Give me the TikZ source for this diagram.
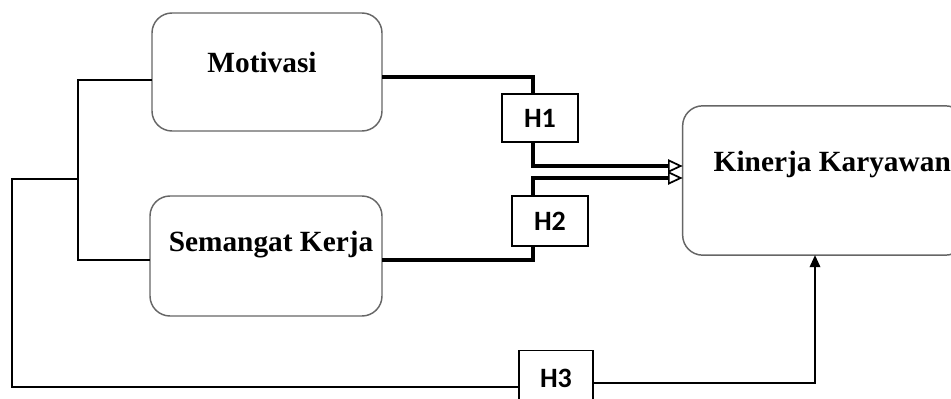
\documentclass[tikz,border=0pt]{standalone}
\usepackage{fontspec}
\setmainfont{Liberation Serif}
\newfontfamily\hfont{Carlito}
\usetikzlibrary{arrows.meta}
\usetikzlibrary{positioning}

\begin{document}
\begin{tikzpicture}[x=0.75pt,y=-0.75pt,
  varbox/.style={draw=black!60, line width=1.1pt, rounded corners=15pt, inner sep=0pt, outer sep=0pt},
  hbox/.style={draw, line width=1pt, inner sep=0pt, outer sep=0pt, minimum width=57pt, font=\hfont\bfseries\fontsize{21}{24}\selectfont},
  vartext/.style={anchor=base, font=\bfseries\fontsize{22}{26}\selectfont},
  thickline/.style={line width=3.4pt},
  thinline/.style={line width=1pt}]
\clip (0,0) rectangle (951,399);
% variable boxes
\node[varbox, minimum width=172.5pt, minimum height=88.5pt] (mot) at (267,72) {};
\node[varbox, minimum width=174pt, minimum height=90pt] (sem) at (266,256) {};
\node[varbox, minimum width=212pt, minimum height=112pt] (kin) at (824,180.5) {};
\node[vartext] (motT) at (262,73) {Motivasi};
\node[vartext] (semT) at (271,252) {Semangat Kerja};
\node[vartext, anchor=base west] (kinT) at (709,172) {Kinerja Karyawan};
% hypothesis boxes
\node[hbox, minimum height=36pt] (h1) at (540,118) {H1};
\node[hbox, minimum height=37.5pt] (h2) at (550,221) {H2};
\node[hbox, minimum width=55.5pt, minimum height=41pt] (h3) at (556,378) {H3};
% joints
\coordinate (j1) at (533,77);
\coordinate (a1) at (533,166);
\coordinate (a2) at (533,178);
\coordinate (j2) at (533,260);
\coordinate (b1) at (78,80);
\coordinate (b2) at (78,260);
\coordinate (b3) at (78,179);
\coordinate (c1) at (12,179);
\coordinate (c2) at (12,387);
\coordinate (d1) at (815,383);
% thick paths
\draw[thickline] (mot.east |- j1) -- (j1) -- (j1 |- h1.north);
\draw[thickline, -{Triangle[open, length=11pt, width=10pt, line width=1.3pt]}] (j1 |- h1.south) -- (a1) -- (a1 -| kin.west);
\draw[thickline, -{Triangle[open, length=11pt, width=10pt, line width=1.3pt]}] (a2 |- h2.north) -- (a2) -- (a2 -| kin.west);
\draw[thickline] (j2 |- h2.south) -- (j2) -- (j2 -| sem.east);
% thin paths
\draw[thinline] (b1 -| mot.west) -- (b1) -- (b2) -- (b2 -| sem.west);
\draw[thinline] (b3) -- (c1) -- (c2) -- (c2 -| h3.west);
\draw[thinline, -{Triangle[length=9pt, width=8pt]}] (h3.east |- d1) -- (d1) -- (d1 |- kin.south);
\end{tikzpicture}
\end{document}
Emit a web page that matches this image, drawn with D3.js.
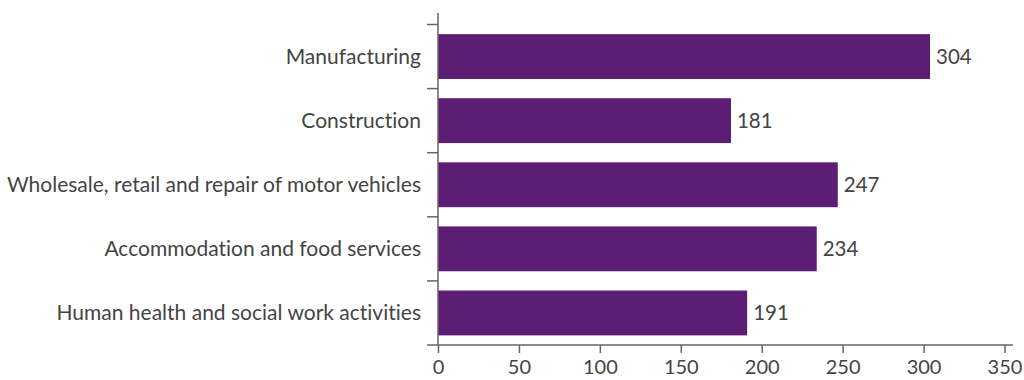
<!DOCTYPE html>
<html>
<head>
<meta charset="utf-8">
<script src="https://cdn.jsdelivr.net/npm/d3@7"></script>
<style>
  html, body { margin: 0; padding: 0; background: #fff; }
  svg { display: block; }
  text { font-family: Lato, "Open Sans", sans-serif; fill: #444; font-variant-ligatures: none; }
</style>
</head>
<body>
<svg id="chart" width="1024" height="380"></svg>
<script>
// Sectors and their counts
const sectors = [
  "Manufacturing",
  "Construction",
  "Wholesale, retail and repair of motor vehicles",
  "Accommodation and food services",
  "Human health and social work activities"
];
const counts = [304, 181, 247, 234, 191];
const xTicks = [0, 50, 100, 150, 200, 250, 300, 350];

const svg = d3.select("#chart");
const x0 = 438, x1 = 1004.5, yTop = 24.5, yBottom = 345;
const barColor = "#5c1e74";
const axisColor = "#666";
const labelSize = 21;
const valueSize = 20.5;

const x = d3.scaleLinear().domain([0, 350]).range([x0, x1]);
const y = d3.scaleBand().domain(sectors).range([yTop, yBottom]).paddingInner(0.3).paddingOuter(0.15);

// Bars
svg.append("g").selectAll("rect")
  .data(sectors)
  .join("rect")
  .attr("x", x(0))
  .attr("y", d => y(d))
  .attr("width", (d, i) => x(counts[i]) - x(0))
  .attr("height", y.bandwidth())
  .attr("fill", barColor);

// Value labels
svg.append("g").selectAll("text")
  .data(sectors)
  .join("text")
  .attr("x", (d, i) => x(counts[i]) + 6)
  .attr("y", d => y(d) + y.bandwidth() / 2)
  .attr("dy", "0.35em")
  .attr("font-size", valueSize)
  .text((d, i) => counts[i]);

// X axis
const xAxis = svg.append("g")
  .attr("transform", `translate(0,${yBottom})`)
  .call(d3.axisBottom(x).tickValues(xTicks).tickSize(8).tickPadding(7));
xAxis.select(".domain").remove();
xAxis.selectAll(".tick line").attr("stroke", axisColor).attr("stroke-width", 1.5);
xAxis.selectAll(".tick text").attr("font-size", 20).attr("fill", "#444")
  .style("font-family", "Lato, 'Open Sans', sans-serif");
svg.append("line")
  .attr("x1", x0 - 11).attr("x2", 1013)
  .attr("y1", yBottom).attr("y2", yBottom)
  .attr("stroke", axisColor).attr("stroke-width", 1.5);

// Y axis: line with ticks at category boundaries
svg.append("line")
  .attr("x1", x0).attr("x2", x0)
  .attr("y1", 13).attr("y2", yBottom)
  .attr("stroke", axisColor).attr("stroke-width", 1.5);
const step = y.step();
const boundaries = d3.range(sectors.length).map(i => y(sectors[i]) - y.paddingInner() * step / 2);
svg.append("g").selectAll("line")
  .data(boundaries)
  .join("line")
  .attr("x1", x0 - 11).attr("x2", x0)
  .attr("y1", d => d).attr("y2", d => d)
  .attr("stroke", axisColor).attr("stroke-width", 1.5);

// Category labels
svg.append("g").selectAll("text")
  .data(sectors)
  .join("text")
  .attr("x", x0 - 17)
  .attr("y", d => y(d) + y.bandwidth() / 2)
  .attr("dy", "0.35em")
  .attr("text-anchor", "end")
  .attr("font-size", labelSize)
  .text(d => d);
</script>
</body>
</html>
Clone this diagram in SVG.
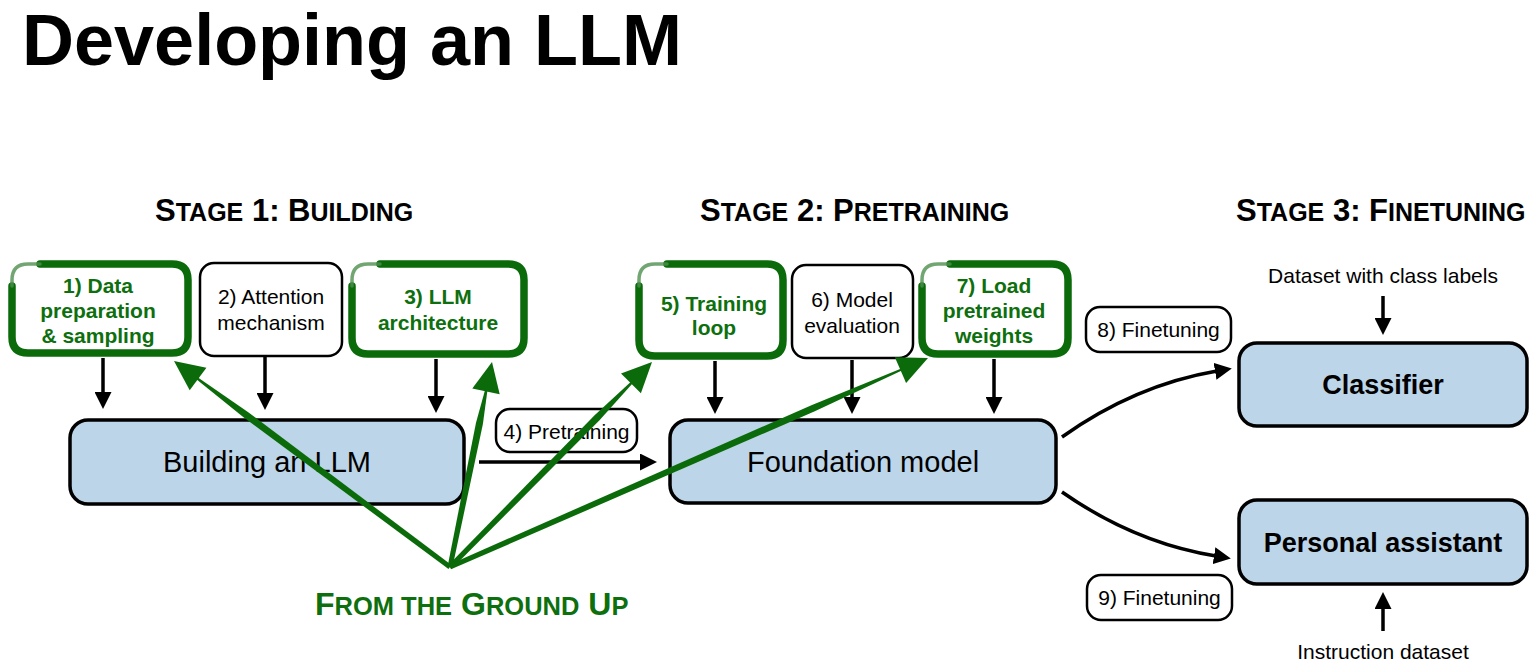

++++

WHAT THE TASK ASKS. All records must be output exactly as they are, except for the pictures, which are left out.

THE REPLY.
Give me the TikZ source for this diagram.
\documentclass[tikz,border=0pt]{standalone}
\usepackage{fontspec}
\setmainfont{Liberation Serif}
\newfontfamily\hfont{Carlito}
\usetikzlibrary{arrows.meta}
\usetikzlibrary{positioning}

\begin{document}
\begin{tikzpicture}[x=0.75pt,y=-0.75pt,
  varbox/.style={draw=black!60, line width=1.1pt, rounded corners=15pt, inner sep=0pt, outer sep=0pt},
  hbox/.style={draw, line width=1pt, inner sep=0pt, outer sep=0pt, minimum width=57pt, font=\hfont\bfseries\fontsize{21}{24}\selectfont},
  vartext/.style={anchor=base, font=\bfseries\fontsize{22}{26}\selectfont},
  thickline/.style={line width=3.4pt},
  thinline/.style={line width=1pt}]
\clip (0,0) rectangle (951,399);
% variable boxes
\node[varbox, minimum width=172.5pt, minimum height=88.5pt] (mot) at (267,72) {};
\node[varbox, minimum width=174pt, minimum height=90pt] (sem) at (266,256) {};
\node[varbox, minimum width=212pt, minimum height=112pt] (kin) at (824,180.5) {};
\node[vartext] (motT) at (262,73) {Motivasi};
\node[vartext] (semT) at (271,252) {Semangat Kerja};
\node[vartext, anchor=base west] (kinT) at (709,172) {Kinerja Karyawan};
% hypothesis boxes
\node[hbox, minimum height=36pt] (h1) at (540,118) {H1};
\node[hbox, minimum height=37.5pt] (h2) at (550,221) {H2};
\node[hbox, minimum width=55.5pt, minimum height=41pt] (h3) at (556,378) {H3};
% joints
\coordinate (j1) at (533,77);
\coordinate (a1) at (533,166);
\coordinate (a2) at (533,178);
\coordinate (j2) at (533,260);
\coordinate (b1) at (78,80);
\coordinate (b2) at (78,260);
\coordinate (b3) at (78,179);
\coordinate (c1) at (12,179);
\coordinate (c2) at (12,387);
\coordinate (d1) at (815,383);
% thick paths
\draw[thickline] (mot.east |- j1) -- (j1) -- (j1 |- h1.north);
\draw[thickline, -{Triangle[open, length=11pt, width=10pt, line width=1.3pt]}] (j1 |- h1.south) -- (a1) -- (a1 -| kin.west);
\draw[thickline, -{Triangle[open, length=11pt, width=10pt, line width=1.3pt]}] (a2 |- h2.north) -- (a2) -- (a2 -| kin.west);
\draw[thickline] (j2 |- h2.south) -- (j2) -- (j2 -| sem.east);
% thin paths
\draw[thinline] (b1 -| mot.west) -- (b1) -- (b2) -- (b2 -| sem.west);
\draw[thinline] (b3) -- (c1) -- (c2) -- (c2 -| h3.west);
\draw[thinline, -{Triangle[length=9pt, width=8pt]}] (h3.east |- d1) -- (d1) -- (d1 |- kin.south);
\end{tikzpicture}
\end{document}
Emit a web page that matches this image, drawn with D3.js.
<!DOCTYPE html>
<html>
<head>
<meta charset="utf-8">
<script src="https://cdn.jsdelivr.net/npm/d3@7"></script>
<style>
  html, body { margin: 0; padding: 0; background: #fff; }
  svg { display: block; }
  text { font-family: Lato, "Open Sans", sans-serif; fill: #444; font-variant-ligatures: none; }
</style>
</head>
<body>
<svg id="chart" width="1024" height="380"></svg>
<script>
// Sectors and their counts
const sectors = [
  "Manufacturing",
  "Construction",
  "Wholesale, retail and repair of motor vehicles",
  "Accommodation and food services",
  "Human health and social work activities"
];
const counts = [304, 181, 247, 234, 191];
const xTicks = [0, 50, 100, 150, 200, 250, 300, 350];

const svg = d3.select("#chart");
const x0 = 438, x1 = 1004.5, yTop = 24.5, yBottom = 345;
const barColor = "#5c1e74";
const axisColor = "#666";
const labelSize = 21;
const valueSize = 20.5;

const x = d3.scaleLinear().domain([0, 350]).range([x0, x1]);
const y = d3.scaleBand().domain(sectors).range([yTop, yBottom]).paddingInner(0.3).paddingOuter(0.15);

// Bars
svg.append("g").selectAll("rect")
  .data(sectors)
  .join("rect")
  .attr("x", x(0))
  .attr("y", d => y(d))
  .attr("width", (d, i) => x(counts[i]) - x(0))
  .attr("height", y.bandwidth())
  .attr("fill", barColor);

// Value labels
svg.append("g").selectAll("text")
  .data(sectors)
  .join("text")
  .attr("x", (d, i) => x(counts[i]) + 6)
  .attr("y", d => y(d) + y.bandwidth() / 2)
  .attr("dy", "0.35em")
  .attr("font-size", valueSize)
  .text((d, i) => counts[i]);

// X axis
const xAxis = svg.append("g")
  .attr("transform", `translate(0,${yBottom})`)
  .call(d3.axisBottom(x).tickValues(xTicks).tickSize(8).tickPadding(7));
xAxis.select(".domain").remove();
xAxis.selectAll(".tick line").attr("stroke", axisColor).attr("stroke-width", 1.5);
xAxis.selectAll(".tick text").attr("font-size", 20).attr("fill", "#444")
  .style("font-family", "Lato, 'Open Sans', sans-serif");
svg.append("line")
  .attr("x1", x0 - 11).attr("x2", 1013)
  .attr("y1", yBottom).attr("y2", yBottom)
  .attr("stroke", axisColor).attr("stroke-width", 1.5);

// Y axis: line with ticks at category boundaries
svg.append("line")
  .attr("x1", x0).attr("x2", x0)
  .attr("y1", 13).attr("y2", yBottom)
  .attr("stroke", axisColor).attr("stroke-width", 1.5);
const step = y.step();
const boundaries = d3.range(sectors.length).map(i => y(sectors[i]) - y.paddingInner() * step / 2);
svg.append("g").selectAll("line")
  .data(boundaries)
  .join("line")
  .attr("x1", x0 - 11).attr("x2", x0)
  .attr("y1", d => d).attr("y2", d => d)
  .attr("stroke", axisColor).attr("stroke-width", 1.5);

// Category labels
svg.append("g").selectAll("text")
  .data(sectors)
  .join("text")
  .attr("x", x0 - 17)
  .attr("y", d => y(d) + y.bandwidth() / 2)
  .attr("dy", "0.35em")
  .attr("text-anchor", "end")
  .attr("font-size", labelSize)
  .text(d => d);
</script>
</body>
</html>
Clone this diagram in SVG.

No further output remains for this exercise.